Given records:
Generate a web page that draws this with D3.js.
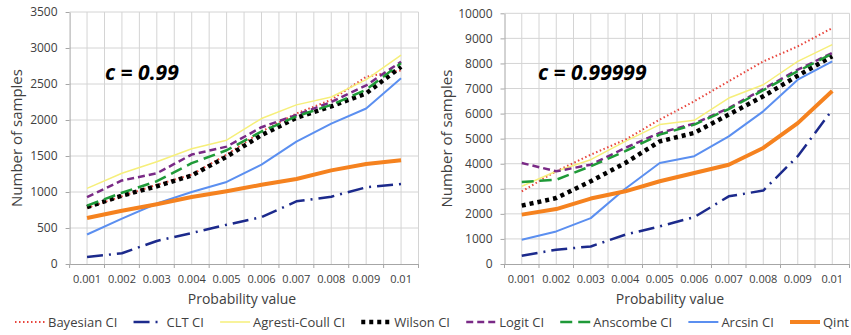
<!DOCTYPE html>
<html>
<head>
<meta charset="utf-8">
<script src="https://cdn.jsdelivr.net/npm/d3@7"></script>
<style>
  body { margin: 0; background: #fff; }
  svg { display: block; }
  text { font-family: "Open Sans", sans-serif; fill: #404040; }
  text.panel-title { fill: #000; }
</style>
</head>
<body>
<svg id="chart"></svg>
<script>
var width = 851;
var height = 335;

var probLabels = ["0.001", "0.002", "0.003", "0.004", "0.005", "0.006", "0.007", "0.008", "0.009", "0.01"];
var seriesNames = ["Bayesian CI", "CLT CI", "Agresti-Coull CI", "Wilson CI", "Logit CI", "Anscombe CI", "Arcsin CI", "Qint"];

// c = 0.99
var bayes99    = [780, 940, 1100, 1240, 1520, 1840, 2090, 2280, 2600, 2690];
var clt99      = [97, 150, 320, 430, 545, 650, 870, 935, 1065, 1110];
var agresti99  = [1050, 1260, 1420, 1600, 1720, 2020, 2210, 2320, 2560, 2900];
var wilson99   = [790, 950, 1080, 1230, 1490, 1790, 2030, 2190, 2370, 2740];
var logit99    = [930, 1160, 1260, 1520, 1630, 1900, 2070, 2250, 2480, 2810];
var anscombe99 = [810, 990, 1150, 1400, 1580, 1840, 2050, 2210, 2420, 2790];
var arcsin99   = [410, 630, 840, 1000, 1140, 1380, 1700, 1950, 2160, 2580];
var qint99     = [640, 740, 830, 930, 1010, 1100, 1180, 1300, 1390, 1440];

// c = 0.99999
var bayes5    = [2900, 3700, 4360, 4960, 5760, 6490, 7290, 8080, 8680, 9410];
var clt5      = [330, 570, 700, 1170, 1500, 1870, 2700, 2930, 4300, 6150];
var agresti5  = [3100, 3700, 4160, 4890, 5560, 5730, 6620, 7150, 8080, 8750];
var wilson5   = [2330, 2630, 3300, 4030, 4890, 5230, 5960, 6690, 7510, 8290];
var logit5    = [4030, 3700, 3960, 4630, 5230, 5600, 6220, 6980, 7750, 8420];
var anscombe5 = [3270, 3360, 3900, 4500, 5160, 5560, 6180, 6930, 7690, 8390];
var arcsin5   = [970, 1300, 1830, 3000, 4030, 4300, 5090, 6090, 7350, 8080];
var qint5     = [1970, 2190, 2610, 2900, 3300, 3630, 3960, 4630, 5620, 6900];

var lineStyles = [
    { color: "#e8453c", width: 2, dash: "1.5 2.5" },
    { color: "#1c2a8c", width: 2.5, dash: "16 6 2 6" },
    { color: "#f6ef7a", width: 1.5, dash: null },
    { color: "#000000", width: 4.5, dash: "4 4" },
    { color: "#7a2a86", width: 2.5, dash: "7 4" },
    { color: "#1f9a38", width: 2.5, dash: "12 6" },
    { color: "#5b8ff0", width: 2, dash: null },
    { color: "#f5821f", width: 4, dash: null }
];

var panels = [
    { title: "c = 0.99", left: 69.6, right: 418.5, top: 12, bottom: 264, max: 3500, step: 500,
      titleX: 105, yTitleX: 17, xTitleX: 242,
      series: [bayes99, clt99, agresti99, wilson99, logit99, anscombe99, arcsin99, qint99] },
    { title: "c = 0.99999", left: 504.5, right: 849.5, top: 13.3, bottom: 264, max: 10000, step: 1000,
      titleX: 538, yTitleX: 447, xTitleX: 670,
      series: [bayes5, clt5, agresti5, wilson5, logit5, anscombe5, arcsin5, qint5] }
];

var svg = d3.select("#chart").attr("width", width).attr("height", height);

panels.forEach(function (p) {
    var x = d3.scaleBand().domain(probLabels).range([p.left, p.right]).padding(0);
    var y = d3.scaleLinear().domain([0, p.max]).range([p.bottom, p.top]);
    var bw = x.bandwidth();
    var g = svg.append("g");

    // vertical grid (band edges + centres)
    var vx = [];
    probLabels.forEach(function (d) { vx.push(x(d)); vx.push(x(d) + bw / 2); });
    vx.push(p.right);
    g.selectAll(".vgrid").data(vx.slice(1)).enter().append("line")
        .attr("x1", d => d).attr("x2", d => d)
        .attr("y1", p.top).attr("y2", p.bottom)
        .attr("stroke", "#d4d4d4").attr("stroke-width", 1);

    var yTicks = d3.range(0, p.max + 1, p.step);
    g.selectAll(".hgrid").data(yTicks.slice(1)).enter().append("line")
        .attr("x1", p.left).attr("x2", p.right)
        .attr("y1", d => y(d)).attr("y2", d => y(d))
        .attr("stroke", "#d4d4d4").attr("stroke-width", 1);

    // y axis
    var yAxis = g.append("g")
        .attr("transform", `translate(${p.left},0)`)
        .call(d3.axisLeft(y).tickValues(yTicks).tickFormat(d3.format("d"))
            .tickSize(4).tickPadding(8).tickSizeOuter(0));
    yAxis.select(".domain").attr("stroke", "#a6a6a6");
    yAxis.selectAll(".tick line").attr("stroke", "#a6a6a6");
    yAxis.selectAll("text").attr("font-size", "12px");

    // x axis
    var xAxis = g.append("g")
        .attr("transform", `translate(0,${p.bottom})`)
        .call(d3.axisBottom(x).tickSize(0).tickPadding(11).tickSizeOuter(0));
    xAxis.select(".domain").attr("stroke", "#a6a6a6");
    xAxis.selectAll("text").attr("font-size", "11px");
    var edges = probLabels.map(d => x(d)).concat([p.right]);
    g.selectAll(".xtick").data(edges).enter().append("line")
        .attr("x1", d => d).attr("x2", d => d)
        .attr("y1", p.bottom).attr("y2", p.bottom + 4)
        .attr("stroke", "#a6a6a6");

    // lines
    var line = d3.line()
        .x((d, i) => x(probLabels[i]) + bw / 2)
        .y(d => y(d));
    p.series.forEach(function (vals, k) {
        var s = lineStyles[k];
        g.append("path")
            .datum(vals)
            .attr("d", line)
            .attr("fill", "none")
            .attr("stroke", s.color)
            .attr("stroke-width", s.width)
            .attr("stroke-dasharray", s.dash)
            .attr("stroke-linejoin", "round");
    });

    // titles
    g.append("text")
        .attr("class", "panel-title")
        .attr("x", p.titleX).attr("y", 80)
        .attr("font-size", "21px").attr("font-weight", "bold").attr("font-style", "italic")
        .text(p.title);

    g.append("text")
        .attr("transform", `translate(${p.yTitleX},${(p.top + p.bottom) / 2}) rotate(-90)`)
        .attr("dy", "0.35em")
        .attr("text-anchor", "middle")
        .attr("font-size", "15px")
        .text("Number of samples");

    g.append("text")
        .attr("x", p.xTitleX).attr("y", 299)
        .attr("dy", "0.35em")
        .attr("text-anchor", "middle")
        .attr("font-size", "14px")
        .text("Probability value");
});

// legend, laid out across the full width
var legend = svg.append("g");
var legendY = 322;
var symW = 30, symGap = 3;
var texts = seriesNames.map(function (name) {
    return legend.append("text").attr("y", legendY).attr("dy", "0.35em")
        .attr("font-size", "13px").text(name);
});
var widths = texts.map(t => t.node().getComputedTextLength());
var total = d3.sum(widths) + seriesNames.length * (symW + symGap);
var startX = 15, endX = 849;
var gap = (endX - startX - total) / (seriesNames.length - 1);
var cx = startX;
seriesNames.forEach(function (name, k) {
    var s = lineStyles[k];
    legend.append("line")
        .attr("x1", cx).attr("x2", cx + symW)
        .attr("y1", legendY).attr("y2", legendY)
        .attr("stroke", s.color)
        .attr("stroke-width", s.width)
        .attr("stroke-dasharray", s.dash);
    texts[k].attr("x", cx + symW + symGap);
    cx += symW + symGap + widths[k] + gap;
});
</script>
</body>
</html>
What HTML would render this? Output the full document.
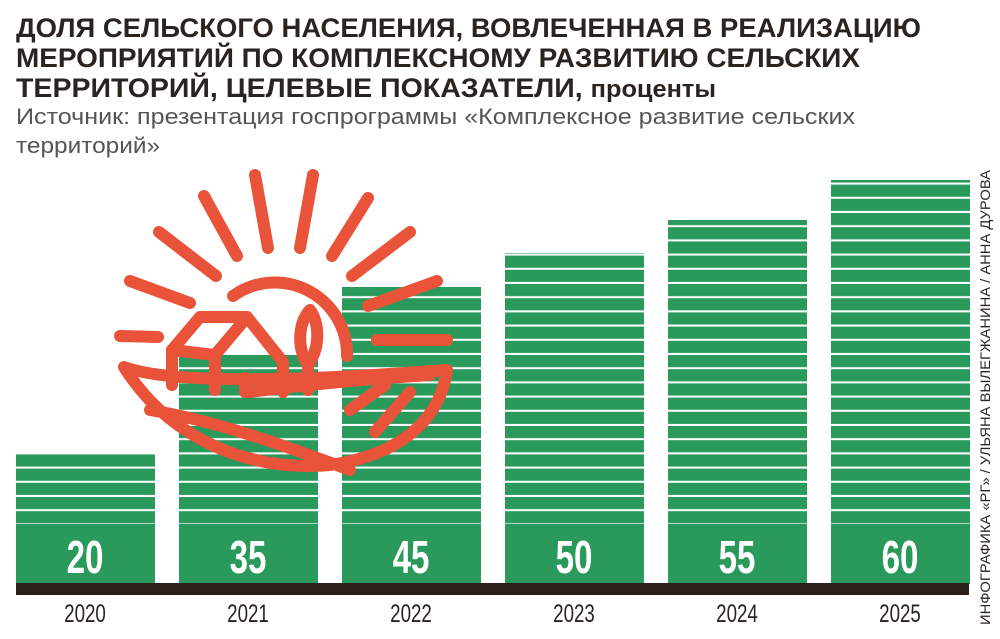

Written instruction:
Say how many lines contain "full", and give nothing but that number.

Written reply:
2